The government has used a wide variety of carrots and sticks to create economic incentives to build affordable housing. This has worked and this is generally a good thing.

This approach has made some strange bedfellows. In addition to the community organizers you’d expect to be pushing hard for affordable housing, there is also a broad coalition of real estate agents, big banks with mortgage businesses, developers, land owners, and construction unions.

Many of these groups have a strong interest in using affordable housing as a wedge to pry apart existing growth limits. This strategy puts supporters of growth limits in the awkward, but misleading, position of appearing to oppose affordable housing.

You can also see that strategy at work in the unincorporated Coastide. Just one example in the last few months is the Review’s coverage of efforts to exempt caretaker units from growth limits.

The Coastside can’t solve the county’s housing problem

The city of Half Moon Bay, and the unincorporated Coastside, can’t solve the county’s housing problem.  There are a quarter-million homes in San Mateo County, and 5,774 of them are affordable. That’s right, San Mateo County’s existing, inadequate, supply of affordable housing is 169% of the total housing in Half Moon Bay.

So, when people tell you they support affordable housing, be sure to ask them what they think we should do about it. Ask them specifically whether they would set aside a portion of our mandated growth rate, or whether they would exempt affordable housing from the limits. If they say that some affordable housing should be exempted, ask them how much.

And when they say, as the Review said last week, "we must stop fighting among ourselves and tackle these problems before they tackle us", watch your back.
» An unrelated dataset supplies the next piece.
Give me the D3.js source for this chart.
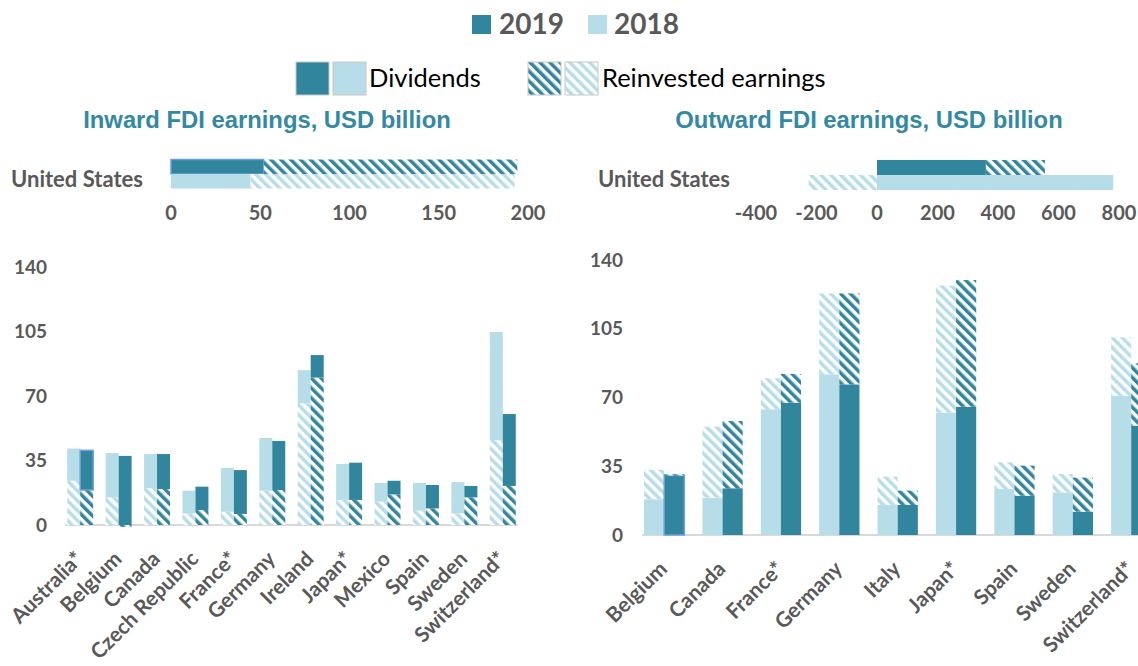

I challenge the Review to tell us how they think we should tackle the problem within the context of our community growth limits. As always, they’re welcome to post their answers as a comment on this story—the fastest way to get their answer to the community—or to take it up on their editorial pages. They don’t even have to mention Coastsider.


This is a very well-thought and challenging editorial. Exactly the kind of writing you can’t find in the mainstream press. Kudos.